ISITC Europe had the privilege to hold an event [Event Presentations (PDF)]with a number of high profile speakers including Andrew Douglas (Head of Public Affairs, DTCC) and John Wilson (former MD & Global Head, OTC Derivatives Clearing at RBS). They focussed on issues surrounding the topic of Market Infrastructure Regulation (EMIR), highlighting some of the complexities, shortfalls and possible consequences of its implementation.
EMIR is the European response to the need, exposed by the recent financial crisis, to regulate the Derivatives market more stringently than before by increasing the levels of transparency and risk mitigation in this market sector. It is analogous principally to Title VII of Dodd Frank.
It can be thought of in 4 parts;
1. Derivatives only – Clearing and reporting obligations
2. Derivatives and cash CCPs – Prudential and conduct of business obligations
3. Cash CCPs only – Access and interoperability conditions
4. Derivatives only Repositories – Prudential and conduct of business obligations
Parliament currently has agreed its draft of the EMIR legislation, to be ratified by Parliament in September 2011.
Council is still currently agreeing its version of the draft, anticipated to be finalised at October 4th ECOFIN meeting.
At that point, trialogue, the 3-way negotiation on the final form of the regulation between Parliament, Council and Commission, can begin. The final form of the regulation is anticipated in Q1 2012. Implementation is scheduled for 31/12/12 according to G20 guidelines.

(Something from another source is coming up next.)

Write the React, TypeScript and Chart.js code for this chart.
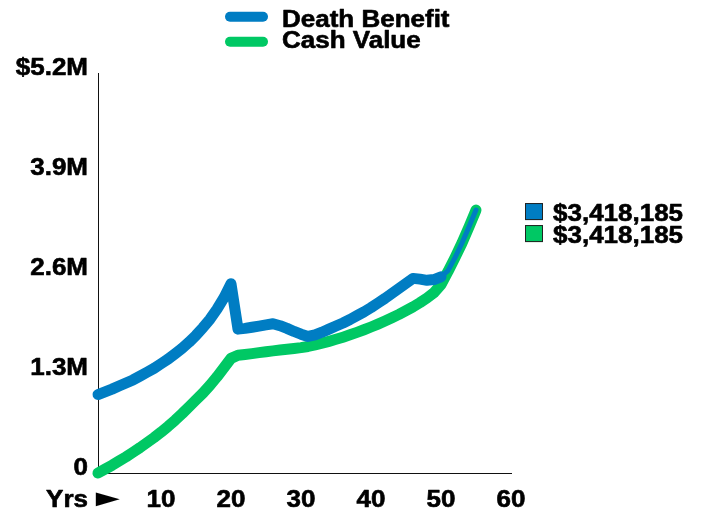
import { useEffect, useRef } from "react";
import { Chart, registerables } from "chart.js";

Chart.register(...registerables);

const years = [
  1, 2, 3, 4, 5, 6, 7, 8, 9, 10, 11, 12, 13, 14, 15, 16, 17, 18, 19, 20,
  21, 22, 23, 24, 25, 26, 27, 28, 29, 30, 31, 32, 33, 34, 35, 36, 37, 38, 39, 40,
  41, 42, 43, 44, 45, 46, 47, 48, 49, 50, 51, 52, 53, 54, 55,
];

const deathBenefit = [
  1020000, 1055000, 1090000, 1130000, 1170000, 1210000, 1260000, 1310000, 1360000, 1420000,
  1480000, 1550000, 1620000, 1700000, 1790000, 1890000, 2000000, 2130000, 2280000, 2460000,
  1870000, 1880000, 1895000, 1910000, 1925000, 1940000, 1915000, 1880000, 1840000, 1805000,
  1775000, 1795000, 1830000, 1870000, 1910000, 1950000, 1995000, 2045000, 2095000, 2150000,
  2210000, 2270000, 2335000, 2400000, 2465000, 2530000, 2520000, 2505000, 2515000, 2550000,
  2630000, 2800000, 2990000, 3200000, 3418185,
];

const cashValue = [
  0, 50000, 100000, 155000, 210000, 270000, 330000, 395000, 460000, 530000,
  605000, 685000, 770000, 860000, 950000, 1040000, 1140000, 1250000, 1370000, 1490000,
  1530000, 1540000, 1552000, 1565000, 1577000, 1588000, 1598000, 1608000, 1618000, 1630000,
  1645000, 1665000, 1688000, 1712000, 1738000, 1766000, 1796000, 1828000, 1862000, 1898000,
  1936000, 1976000, 2018000, 2062000, 2110000, 2160000, 2215000, 2275000, 2345000, 2450000,
  2620000, 2800000, 2990000, 3200000, 3418185,
];

const seriesNames = ["Death Benefit", "Cash Value"];
const seriesColors = ["#007DC3", "#00C864"];

const yTickValues = [0, 1300000, 2600000, 3900000, 5200000];
const yTickLabels = ["0", "1.3M", "2.6M", "3.9M", "$5.2M"];
const xTickValues = [1, 10, 20, 30, 40, 50, 60];
const xTickLabels = ["Yrs \u25BA", "10", "20", "30", "40", "50", "60"];

const FAMILY = '"Liberation Sans", Arial, Helvetica, sans-serif';
const FONT = "bold 23px " + FAMILY;
const SX = 1.13;

function drawText(
  ctx: CanvasRenderingContext2D,
  text: string,
  x: number,
  y: number,
  align: CanvasTextAlign
) {
  ctx.save();
  ctx.translate(x, y);
  ctx.scale(SX, 1);
  ctx.font = FONT;
  ctx.fillStyle = "#000";
  ctx.strokeStyle = "#000";
  ctx.lineWidth = 0.6;
  ctx.lineJoin = "round";
  ctx.textAlign = align;
  ctx.textBaseline = "alphabetic";
  ctx.fillText(text, 0, 0);
  ctx.strokeText(text, 0, 0);
  ctx.restore();
}

// draws a glyph so that its ink fills the given box
function drawGlyphInBox(
  ctx: CanvasRenderingContext2D,
  glyph: string,
  left: number,
  top: number,
  width: number,
  height: number
) {
  ctx.save();
  ctx.font = "bold 40px " + FAMILY;
  const m = ctx.measureText(glyph);
  const w = m.actualBoundingBoxLeft + m.actualBoundingBoxRight;
  const h = m.actualBoundingBoxAscent + m.actualBoundingBoxDescent;
  ctx.translate(left, top);
  ctx.scale(width / w, height / h);
  ctx.fillStyle = "#000";
  ctx.textAlign = "left";
  ctx.textBaseline = "alphabetic";
  ctx.fillText(glyph, m.actualBoundingBoxLeft, m.actualBoundingBoxAscent);
  ctx.restore();
}

const textPlugin = {
  id: "customText",
  afterDraw(chart: any) {
    const ctx: CanvasRenderingContext2D = chart.ctx;
    const xs = chart.scales.x;
    const ys = chart.scales.y;
    const area = chart.chartArea;

    // y tick labels
    yTickValues.forEach((v, i) => {
      const py = ys.getPixelForValue(v);
      drawText(ctx, yTickLabels[i], area.left - 10, py + 2, "right");
    });

    // x tick labels
    xTickValues.forEach((v, i) => {
      const px = xs.getPixelForValue(v);
      if (i === 0) {
        const parts = xTickLabels[i].split(" ");
        drawText(ctx, parts[0], area.left - 10, area.bottom + 34, "right");
        drawGlyphInBox(ctx, parts[1], px - 3, area.bottom + 19.5, 25, 14.5);
      } else {
        drawText(ctx, xTickLabels[i], px, area.bottom + 34, "center");
      }
    });

    // top legend
    seriesNames.forEach((name, i) => {
      const cy = 16.7 + i * 25;
      ctx.save();
      ctx.strokeStyle = seriesColors[i];
      ctx.lineWidth = 10;
      ctx.lineCap = "round";
      ctx.beginPath();
      ctx.moveTo(230, cy);
      ctx.lineTo(263, cy);
      ctx.stroke();
      ctx.restore();
      drawText(ctx, name, 282, 26.7 + i * 21.6, "left");
    });

    // end value labels
    const lastIdx = years.length - 1;
    const endValues = [deathBenefit[lastIdx], cashValue[lastIdx]];
    const yEnd = ys.getPixelForValue(endValues[0]);
    endValues.forEach((v, i) => {
      const top = yEnd - 7 + i * 22;
      ctx.save();
      ctx.fillStyle = seriesColors[i];
      ctx.fillRect(525, top, 18, 17);
      ctx.strokeStyle = "#222";
      ctx.lineWidth = 1;
      ctx.strokeRect(525.5, top + 0.5, 17, 16);
      ctx.restore();
      drawText(ctx, "$" + v.toLocaleString("en-US"), 553, yEnd + 11 + i * 21.5, "left");
    });
  },
};

export default function App() {
  const ref = useRef<HTMLCanvasElement | null>(null);

  useEffect(() => {
    if (!ref.current) return;
    const chart = new Chart(ref.current, {
      type: "line",
      data: {
        datasets: [
          {
            label: seriesNames[0],
            data: years.map((x, i) => ({ x, y: deathBenefit[i] })),
            borderColor: seriesColors[0],
            backgroundColor: seriesColors[0],
            borderWidth: 11,
            borderCapStyle: "round",
            borderJoinStyle: "round",
            pointRadius: 0,
            tension: 0,
            clip: false as any,
            segment: {
              borderWidth: (c: any) => (c.p0.parsed.x >= 50 ? 5 : 11),
            },
          },
          {
            label: seriesNames[1],
            data: years.map((x, i) => ({ x, y: cashValue[i] })),
            borderColor: seriesColors[1],
            backgroundColor: seriesColors[1],
            borderWidth: 11,
            borderCapStyle: "round",
            borderJoinStyle: "round",
            pointRadius: 0,
            tension: 0,
            clip: false as any,
          },
        ],
      },
      options: {
        animation: false,
        responsive: false,
        devicePixelRatio: 1,
        events: [],
        layout: {
          autoPadding: false,
          padding: { left: 98, right: 194, top: 73, bottom: 38 },
        },
        plugins: {
          legend: { display: false },
          tooltip: { enabled: false },
        },
        scales: {
          x: {
            type: "linear",
            min: 1,
            max: 60,
            grid: { display: false, drawTicks: false },
            ticks: { display: false },
            border: { display: true, color: "#111", width: 1 },
          },
          y: {
            type: "linear",
            min: 0,
            max: 5200000,
            grid: { display: false, drawTicks: false },
            ticks: { display: false },
            border: { display: true, color: "#111", width: 1 },
          },
        },
      },
      plugins: [textPlugin],
    });
    return () => chart.destroy();
  }, []);

  return (
    <canvas
      ref={ref}
      width={705}
      height={511}
      style={{ position: "fixed", left: 0, top: 0, width: 705, height: 511, display: "block" }}
    />
  );
}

Current outstanding points subject to be agreed before trialogue can begin are:
1. Scope – OTC or all derivatives
2. Supervisory balance – national regulators vs. ESMA powers
3. Central bank liquidity provision for CCPs
4. Exemptions from the clearing obligation
5. Guaranteed access to data held in repositories
6. Extraterritoriality
Martin Sexton (London Market Systems) provided a briefing on the work being undertaken by the FpML Regulatory Reporting Working group. He examined the new functionally being added to adhere to EMIR and Dodd-Frank. The changes include providing the capability to support real-time transparency, record keeping and position reporting. The working group enhanced the standard to encompass more commodities and developed a new OTC classification to support the requirements of the regulators. Martin also described the workflow associated with reporting to the new OTC repositories, all of which was supported by a comprehensive set of slides.